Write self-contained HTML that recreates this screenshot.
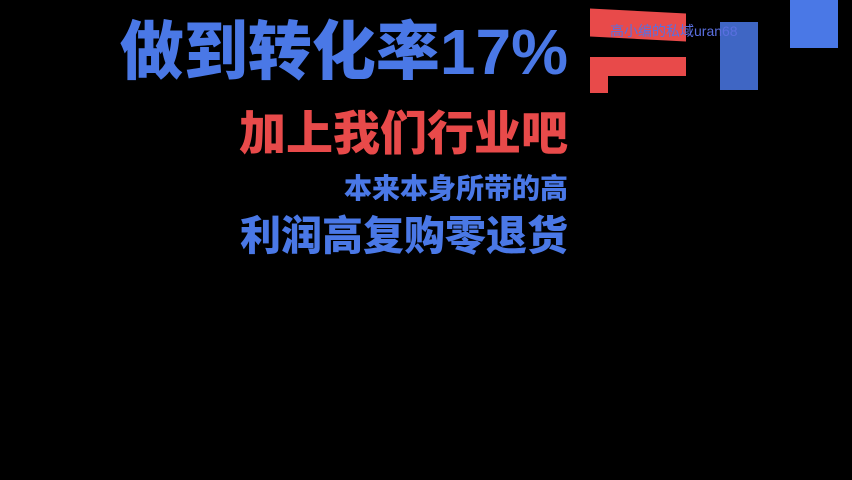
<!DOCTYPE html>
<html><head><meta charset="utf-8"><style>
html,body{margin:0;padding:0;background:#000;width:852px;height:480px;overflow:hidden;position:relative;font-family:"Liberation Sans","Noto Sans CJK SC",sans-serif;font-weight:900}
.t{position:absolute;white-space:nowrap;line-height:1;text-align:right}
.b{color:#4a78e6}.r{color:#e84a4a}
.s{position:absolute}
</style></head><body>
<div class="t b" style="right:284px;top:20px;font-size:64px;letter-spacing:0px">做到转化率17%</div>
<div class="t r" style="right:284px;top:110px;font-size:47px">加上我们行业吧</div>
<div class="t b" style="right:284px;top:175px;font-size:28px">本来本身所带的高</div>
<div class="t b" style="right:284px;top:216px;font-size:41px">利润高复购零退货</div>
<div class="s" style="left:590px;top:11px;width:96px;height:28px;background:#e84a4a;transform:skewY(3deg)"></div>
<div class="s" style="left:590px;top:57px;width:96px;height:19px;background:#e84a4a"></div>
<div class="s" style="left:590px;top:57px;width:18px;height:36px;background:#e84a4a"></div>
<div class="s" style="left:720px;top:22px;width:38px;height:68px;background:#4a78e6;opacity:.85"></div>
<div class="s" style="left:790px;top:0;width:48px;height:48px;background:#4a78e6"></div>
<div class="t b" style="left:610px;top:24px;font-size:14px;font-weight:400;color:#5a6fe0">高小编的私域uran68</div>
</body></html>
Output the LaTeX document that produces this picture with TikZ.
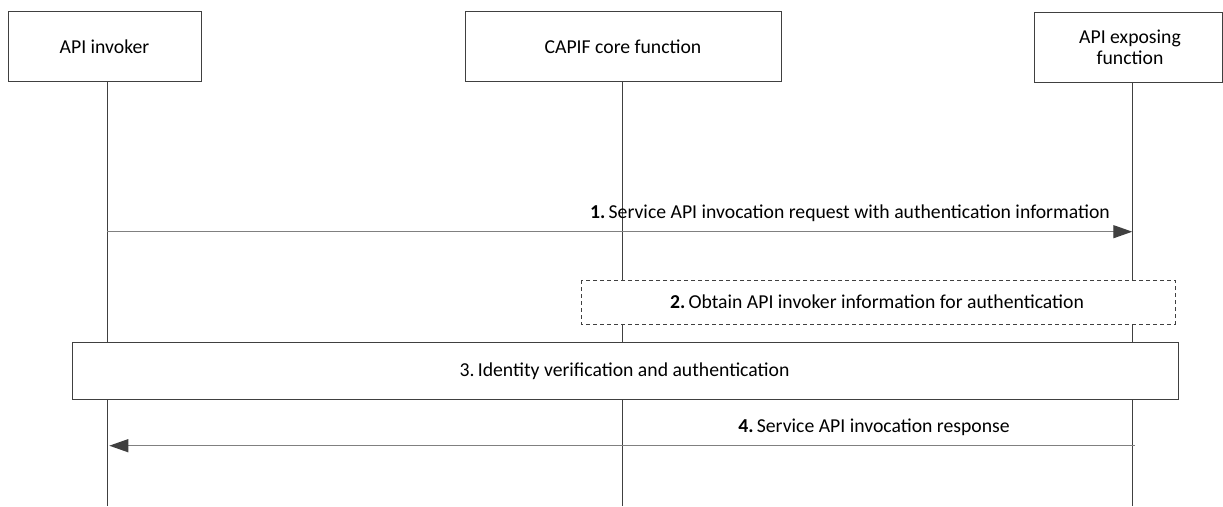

***

- Task prompt -
Do not copy the pictures, but repeat every line exactly.

- Solution for this task -
Write self-contained HTML that recreates this screenshot.
<!DOCTYPE html>
<html><head><meta charset="utf-8"><style>
html,body{margin:0;padding:0;background:#000;width:852px;height:480px;overflow:hidden;position:relative;font-family:"Liberation Sans","Noto Sans CJK SC",sans-serif;font-weight:900}
.t{position:absolute;white-space:nowrap;line-height:1;text-align:right}
.b{color:#4a78e6}.r{color:#e84a4a}
.s{position:absolute}
</style></head><body>
<div class="t b" style="right:284px;top:20px;font-size:64px;letter-spacing:0px">做到转化率17%</div>
<div class="t r" style="right:284px;top:110px;font-size:47px">加上我们行业吧</div>
<div class="t b" style="right:284px;top:175px;font-size:28px">本来本身所带的高</div>
<div class="t b" style="right:284px;top:216px;font-size:41px">利润高复购零退货</div>
<div class="s" style="left:590px;top:11px;width:96px;height:28px;background:#e84a4a;transform:skewY(3deg)"></div>
<div class="s" style="left:590px;top:57px;width:96px;height:19px;background:#e84a4a"></div>
<div class="s" style="left:590px;top:57px;width:18px;height:36px;background:#e84a4a"></div>
<div class="s" style="left:720px;top:22px;width:38px;height:68px;background:#4a78e6;opacity:.85"></div>
<div class="s" style="left:790px;top:0;width:48px;height:48px;background:#4a78e6"></div>
<div class="t b" style="left:610px;top:24px;font-size:14px;font-weight:400;color:#5a6fe0">高小编的私域uran68</div>
</body></html>
Output the LaTeX document that produces this picture with TikZ.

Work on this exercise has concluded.